--- START PROVIDED MATERIAL ---
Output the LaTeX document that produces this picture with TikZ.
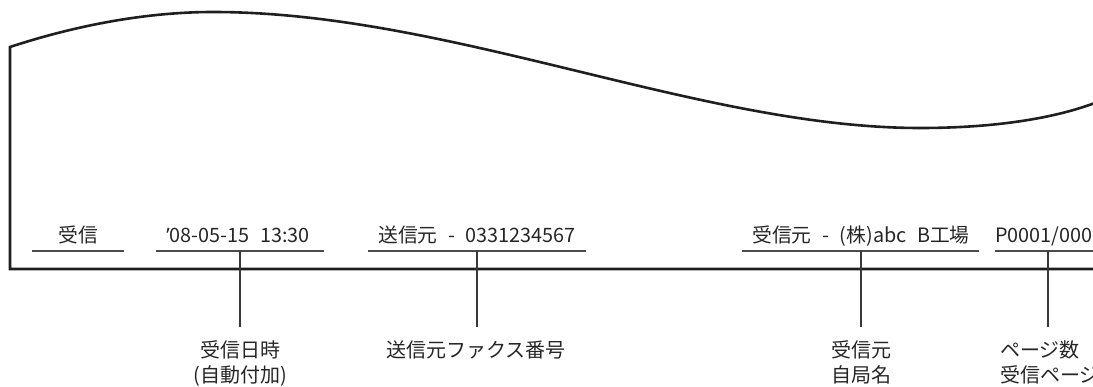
\documentclass[tikz,border=0pt]{standalone}
\usepackage{fontspec}
\setmainfont{Noto Sans CJK JP}[WordSpace=2.4]
\newfontfamily\latinq{Noto Sans}
\begin{document}
\begin{tikzpicture}[x=1pt,y=-1pt,
  outline/.style={line width=2.6pt, draw=black!88, line join=miter},
  uline/.style={line width=1.2pt, draw=black!70},
  conn/.style={line width=1.2pt, draw=black!78},
  field/.style={anchor=base, inner sep=0pt, font=\fontsize{19.8}{24}\selectfont, text=black!85},
  lab/.style={anchor=base, inner sep=0pt, font=\fontsize{20}{24}\selectfont, text=black!85}]
\useasboundingbox (0,0) rectangle (1093,387);
% paper outline
\draw[outline] (1100,269) -- (10,269) -- (10,47)
  .. controls (80,24) and (150,12) .. (213,12)
  .. controls (450,12) and (700,128) .. (920,128)
  .. controls (1000,128) and (1060,117) .. (1100,101);
% header fields
\node[field] (f1) at (78,243) {受信};
\node[field] (f2) at (238,243) {{\latinq ’}08-05-15 13:30};
\node[field] (f3) at (477,243) {送信元 - 0331234567};
\node[field] (f4) at (861,243) {受信元 - (株)abc B工場};
\node[field, anchor=base west] (f5) at (995,243) {P0001/000};
% underlines
\coordinate (u1a) at (32,251);  \coordinate (u1b) at (124,251);
\coordinate (u2a) at (156,251); \coordinate (u2b) at (324,251);
\coordinate (u3a) at (368,251); \coordinate (u3b) at (586,251);
\coordinate (u4a) at (742,251); \coordinate (u4b) at (979,251);
\coordinate (u5a) at (995,251); \coordinate (u5b) at (1100,251);
\draw[uline] (u1a) -- (u1b);
\draw[uline] (u2a) -- (u2b);
\draw[uline] (u3a) -- (u3b);
\draw[uline] (u4a) -- (u4b);
\draw[uline] (u5a) -- (u5b);
% connector points
\coordinate (c2) at (240,251); \coordinate (e2) at (240,327);
\coordinate (c3) at (477,251); \coordinate (e3) at (477,327);
\coordinate (c4) at (861,251); \coordinate (e4) at (861,327);
\coordinate (c5) at (1048,251); \coordinate (e5) at (1048,327);
\draw[conn] (c2) -- (e2);
\draw[conn] (c3) -- (e3);
\draw[conn] (c4) -- (e4);
\draw[conn] (c5) -- (e5);
% labels
\node[lab] (l2a) at (240,358) {受信日時};
\node[lab] (l2b) at (240,383) {(自動付加)};
\node[lab] (l3) at (476,358) {送信元ファクス番号};
\node[lab] (l4a) at (861,358) {受信元};
\node[lab] (l4b) at (861,383) {自局名};
\node[lab, anchor=base west] (l5a) at (1000,358) {ページ数};
\node[lab, anchor=base west] (l5b) at (1000,383) {受信ページ};
\end{tikzpicture}
\end{document}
--- END PROVIDED MATERIAL ---
Print out the whole of the material word for word, without pictures.

# [ANSWER TO THE PROBLEM]
Output the LaTeX document that produces this picture with TikZ.
\documentclass[tikz,border=0pt]{standalone}
\usepackage{fontspec}
\setmainfont{Noto Sans CJK JP}[WordSpace=2.4]
\newfontfamily\latinq{Noto Sans}
\begin{document}
\begin{tikzpicture}[x=1pt,y=-1pt,
  outline/.style={line width=2.6pt, draw=black!88, line join=miter},
  uline/.style={line width=1.2pt, draw=black!70},
  conn/.style={line width=1.2pt, draw=black!78},
  field/.style={anchor=base, inner sep=0pt, font=\fontsize{19.8}{24}\selectfont, text=black!85},
  lab/.style={anchor=base, inner sep=0pt, font=\fontsize{20}{24}\selectfont, text=black!85}]
\useasboundingbox (0,0) rectangle (1093,387);
% paper outline
\draw[outline] (1100,269) -- (10,269) -- (10,47)
  .. controls (80,24) and (150,12) .. (213,12)
  .. controls (450,12) and (700,128) .. (920,128)
  .. controls (1000,128) and (1060,117) .. (1100,101);
% header fields
\node[field] (f1) at (78,243) {受信};
\node[field] (f2) at (238,243) {{\latinq ’}08-05-15 13:30};
\node[field] (f3) at (477,243) {送信元 - 0331234567};
\node[field] (f4) at (861,243) {受信元 - (株)abc B工場};
\node[field, anchor=base west] (f5) at (995,243) {P0001/000};
% underlines
\coordinate (u1a) at (32,251);  \coordinate (u1b) at (124,251);
\coordinate (u2a) at (156,251); \coordinate (u2b) at (324,251);
\coordinate (u3a) at (368,251); \coordinate (u3b) at (586,251);
\coordinate (u4a) at (742,251); \coordinate (u4b) at (979,251);
\coordinate (u5a) at (995,251); \coordinate (u5b) at (1100,251);
\draw[uline] (u1a) -- (u1b);
\draw[uline] (u2a) -- (u2b);
\draw[uline] (u3a) -- (u3b);
\draw[uline] (u4a) -- (u4b);
\draw[uline] (u5a) -- (u5b);
% connector points
\coordinate (c2) at (240,251); \coordinate (e2) at (240,327);
\coordinate (c3) at (477,251); \coordinate (e3) at (477,327);
\coordinate (c4) at (861,251); \coordinate (e4) at (861,327);
\coordinate (c5) at (1048,251); \coordinate (e5) at (1048,327);
\draw[conn] (c2) -- (e2);
\draw[conn] (c3) -- (e3);
\draw[conn] (c4) -- (e4);
\draw[conn] (c5) -- (e5);
% labels
\node[lab] (l2a) at (240,358) {受信日時};
\node[lab] (l2b) at (240,383) {(自動付加)};
\node[lab] (l3) at (476,358) {送信元ファクス番号};
\node[lab] (l4a) at (861,358) {受信元};
\node[lab] (l4b) at (861,383) {自局名};
\node[lab, anchor=base west] (l5a) at (1000,358) {ページ数};
\node[lab, anchor=base west] (l5b) at (1000,383) {受信ページ};
\end{tikzpicture}
\end{document}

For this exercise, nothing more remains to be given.